Cryptanalysis of 48-step RIPEMD-160
In this paper, we show how to theoretically compute the step differential probability of RIPEMD-160 under the condition that only one internal variable contains difference and the difference is a power of 2. Inspired by the way of computing the differential probability, we can do message modification such that a step differential hold with probability 1. Moreover, we propose a semi-free-start collision attack on 48-step RIPEMD-160, which improves the best semi-free start collision by 6 rounds.

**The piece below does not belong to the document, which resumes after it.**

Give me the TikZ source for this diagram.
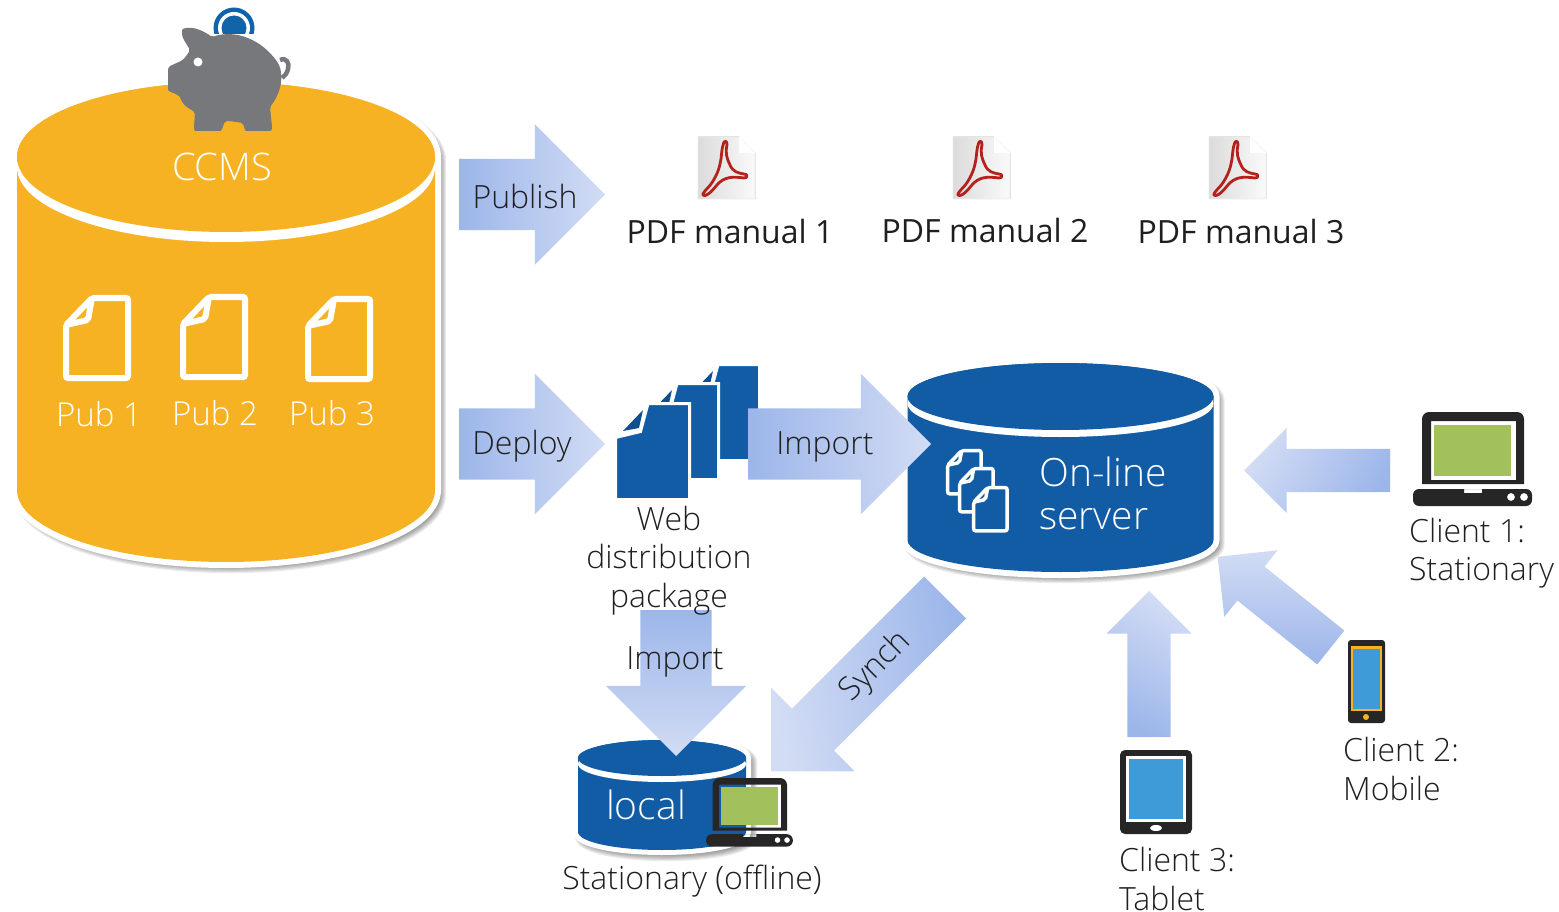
\documentclass[tikz,border=0pt]{standalone}
\usepackage{fontspec}
\setmainfont{Open Sans}[UprightFont=* Light]
\newfontfamily\regularfont{Open Sans}
\usetikzlibrary{%
  shapes.arrows,% block arrows
  positioning
}
\definecolor{drumorange}{HTML}{F7B224}
\definecolor{drumblue}{HTML}{125CA5}
\definecolor{folddark}{HTML}{0F4F8F}
\definecolor{arrowdark}{HTML}{9CB6EA}
\definecolor{arrowlight}{HTML}{D2DCF4}
\definecolor{devicedark}{HTML}{262626}
\definecolor{screengreen}{HTML}{A2C05C}
\definecolor{screenblue}{HTML}{3F9BD7}
\definecolor{piggray}{HTML}{77787B}
\definecolor{pdfred}{HTML}{B5221C}
\definecolor{labelgray}{HTML}{1F1F1F}

% centre x, centre y, x radius, y radius, y of side end, lower y radius
\newcommand{\drumpath}[6]{({#1-#3},#2) arc[start angle=180,end angle=360,x radius=#3,y radius=#4] -- ({#1+#3},#5) arc[start angle=0,end angle=180,x radius=#3,y radius=#6] -- cycle}
% the same, then band below the lid, margin, fill colour
\newcommand{\drum}[9]{%
  \foreach \w in {1,...,6}
    \filldraw[black,opacity=.08,line width=\w*2.4pt,line join=round,xshift=4pt,yshift=-4pt] \drumpath{#1}{#2}{#3}{#4}{#5}{#6};
  \filldraw[white,line width=2*#8pt,line join=round] \drumpath{#1}{#2}{#3}{#4}{#5}{#6};
  \fill[#9] \drumpath{#1}{#2}{#3}{#4}{#5}{#6};
  \fill[white] (#1,{#2+#7}) ellipse[x radius=#3,y radius=#4];
  \fill[#9] (#1,#2) ellipse[x radius=#3,y radius=#4];
}

\begin{document}
\begin{tikzpicture}
[x=1pt, y=-1pt,
blockarrow/.style={single arrow, top color=arrowdark, bottom color=arrowlight, inner sep=0pt, outer sep=0pt, single arrow tip angle=90, anchor=tail, text depth=0pt},
bigarrow/.style={blockarrow, single arrow head extend=34.5pt, text height=71pt, minimum height=146pt},
clientarrow/.style={blockarrow, single arrow head extend=21pt, text height=43pt, minimum height=146pt},
label/.style={inner sep=0pt, text=labelgray, font=\fontsize{32}{38.5}\selectfont, align=left},
manuallabel/.style={label, font=\regularfont\fontsize{32}{38.5}\selectfont},
drumlabel/.style={label, text=white, font=\fontsize{33}{38.5}\selectfont},
biglabel/.style={drumlabel, font=\fontsize{39}{43}\selectfont},
fileicon/.pic={
  \path[pic actions, rounded corners=2pt] (3,30) -- (29,3) -- (65,3) -- (65,83) -- (3,83) -- cycle (3,30) -- (25,25) -- (29,3);
},
bluefile/.pic={
  \filldraw[fill=drumblue, draw=white, line width=3pt] (-1.5,32.5) -- (23.5,26.5) -- (31,-1.5) -- (72.5,-1.5) -- (72.5,94.5) -- (-1.5,94.5) -- cycle;
  \fill[folddark] (6,26) -- (26,5) -- (22,23) -- cycle;
},
laptop/.pic={
  \fill[devicedark, even odd rule] (9,72) {[rounded corners=7pt] -- (9,0) -- (111,0) -- (111,20)} -- (111,72) -- cycle (18,9) rectangle (103,68);
  \fill[screengreen] (21,13) rectangle (98,64);
  \fill[devicedark, even odd rule] {[rounded corners=6pt] (0,77) rectangle (119,94)} (51,77) rectangle (69,81) (98,85) circle[radius=4] (111,85) circle[radius=4];
},
pdficon/.pic={
  \filldraw[left color=black!14, right color=black!2, draw=black!8, line width=.6pt] (0,0) -- (41,0) -- (57,16) -- (57,62) -- (0,62) -- cycle;
  \fill[white] (41,0) -- (57,16) -- (41,16) -- cycle;
  \draw[pdfred, line width=2.8pt, line join=round] (26,5) .. controls (23,12) and (24,20) .. (22,27) .. controls (20,37) and (14,47) .. (8.7,52) .. controls (5,56) and (3,59) .. (7,58.5) .. controls (13,57) and (18,48) .. (22,45) .. controls (29,39) and (38,40) .. (46,41) .. controls (50,41) and (50,37) .. (46,37) .. controls (40,36) and (35,35) .. (32,28) .. controls (29,22) and (27,16) .. (29,8) .. controls (29,4) and (27,3) .. (26,5) -- cycle;
}]

\useasboundingbox (0,0) rectangle (1559,912);

% coin and piggy bank
\begin{scope}
\clip (200,0) rectangle (270,34);
\fill[drumblue!95!cyan] (234,28) circle[radius=20.5];
\fill[white] (234,28) circle[radius=16];
\fill[drumblue!95!cyan] (234,28) circle[radius=12.5];
\end{scope}

\drum{226}{157}{209}{75}{490}{72}{10}{6}{drumorange}
\drum{1060.5}{396.5}{153}{33.5}{540}{32}{7}{6}{drumblue}
\drum{662}{758}{84}{18}{832}{18}{6}{5}{drumblue}

\fill[piggray, rounded corners=2pt] (168,67) -- (183,60) .. controls (187,55) and (189,52) .. (190,50) .. controls (186,43) and (182,38) .. (182,32) .. controls (182,28) and (190,27) .. (197,29) .. controls (203,31) and (208,34) .. (212,37) .. controls (236,29) and (262,40) .. (278,63) .. controls (283,73) and (283,90) .. (270,107) -- (272,127) .. controls (272,130) and (270,131) .. (268,131) -- (248,131) .. controls (245,131) and (244,127) .. (243,123) .. controls (236,122) and (230,121) .. (225,121) .. controls (223,126) and (222,131) .. (218,131) -- (197,131) .. controls (195,131) and (194,129) .. (194,127) -- (195,112) .. controls (190,109) and (186,107) .. (183,103) .. controls (181,100) and (180,97) .. (178,95) -- (171,92) .. controls (169,91) and (168,90) .. (168,88) -- cycle;
\draw[piggray, line width=4.5pt] (280,60) .. controls (286,57) and (290,63) .. (288,69) .. controls (287,73) and (285,76) .. (282,78);
\fill[white] (198,62) circle[radius=4.5];

% PDF files
\pic at (698,137) {pdficon};
\pic at (953,137) {pdficon};
\pic at (1209,137) {pdficon};

% topics in the CCMS
\pic[draw=white, line width=6pt] at (63,295) {fileicon};
\pic[draw=white, line width=6pt] at (180,294) {fileicon};
\pic[draw=white, line width=6pt] at (305,296) {fileicon};

% web package
\pic at (687,366) {bluefile};
\pic at (646,385) {bluefile};
\pic at (617,405) {bluefile};

% block arrows
\node[bigarrow, shading angle=90] (publish) at (459,194.5) {};
\node[bigarrow, shading angle=90] (deploy) at (459,444) {};
\node[bigarrow, shading angle=90, minimum height=183pt] (importserver) at (748,444) {};
\node[bigarrow, shading angle=0, rotate=-90] (importlocal) at (676,610) {};
\node[blockarrow, single arrow head extend=29.5pt, text height=59pt, minimum height=246pt, shading angle=280, rotate=225] (synch) at (945,597.5) {};
\node[clientarrow, shading angle=240, rotate=180] (fromclient1) at (1390,470.5) {};
\node[clientarrow, shading angle=180, rotate=141.3, minimum height=145pt] (fromclient2) at (1330.8,647.5) {};
\node[clientarrow, shading angle=150, rotate=90] (fromclient3) at (1149,737) {};

% topics on the server
\pic[draw=white, fill=drumblue, line width=3.5pt, scale=.54] at (946,449) {fileicon};
\pic[draw=white, fill=drumblue, line width=3.5pt, scale=.54] at (958,467) {fileicon};
\pic[draw=white, fill=drumblue, line width=3.5pt, scale=.54] at (972,486) {fileicon};

% clients
\pic at (1413,412) {laptop};
\pic[scale=.73] at (706,778) {laptop};

\fill[devicedark, rounded corners=3pt] (1348,640) rectangle (1385,723);
\fill[drumorange] (1351,646) rectangle (1382,711);
\fill[screenblue] (1353,649) rectangle (1380,709);
\fill[drumorange] (1366,717) circle[radius=3];

\fill[devicedark, rounded corners=5pt] (1120,750) rectangle (1192,834);
\fill[white] (1126,756) rectangle (1186,822);
\fill[screenblue] (1129,759) rectangle (1183,819);
\fill[white] (1156,828) ellipse[x radius=6,y radius=3];

% texts
\node[drumlabel, font=\fontsize{38}{43}\selectfont] (ccms) at (222,167) {CCMS};
\node[drumlabel] (pub1) at (99,414) {Pub 1};
\node[drumlabel] (pub2) at (215,413) {Pub 2};
\node[drumlabel] (pub3) at (332,413) {Pub 3};
\node[label] (publishtext) at (525,197) {Publish};
\node[label] (deploytext) at (522,446) {Deploy};
\node[manuallabel] (manual1) at (730,232) {PDF manual 1};
\node[manuallabel] (manual2) at (985,231) {PDF manual 2};
\node[manuallabel] (manual3) at (1241,232) {PDF manual 3};
\node[label, align=center] (webpackage) at (669,560.5) {Web\\distribution\\package};
\node[label] (importtext1) at (825,447) {Import};
\node[label] (importtext2) at (675,662) {Import};
\node[label, rotate=45] (synchtext) at (876,667) {Synch};
\node[biglabel, anchor=west] (online) at (1039,493) {On-line\\server};
\node[biglabel] (local) at (646,805) {local};
\node[label] (stationary) at (692,881) {Stationary (offline)};
\node[label, anchor=west] (client1) at (1409,553) {Client 1:\\Stationary};
\node[label, anchor=west] (client2) at (1343,769) {Client 2:\\Mobile};
\node[label, anchor=west] (client3) at (1119,879) {Client 3:\\Tablet};

\end{tikzpicture}
\end{document}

This is mainly due to that some bits of the chaining variable in the i-th step can be computed by adding some conditions in advance, even though some chaining variables before step i are unknown. Therefore, the uncontrolled probability of the differential path is increased and the number of the needed starting points is decreased. Then a semi-free-start collision attack on 48-step RIPEMD-160 can be obtained based on the differential path constructed by Mendel et al. at ASIACRYPT 2013. The experiments confirm our reasoning and complexity analysis.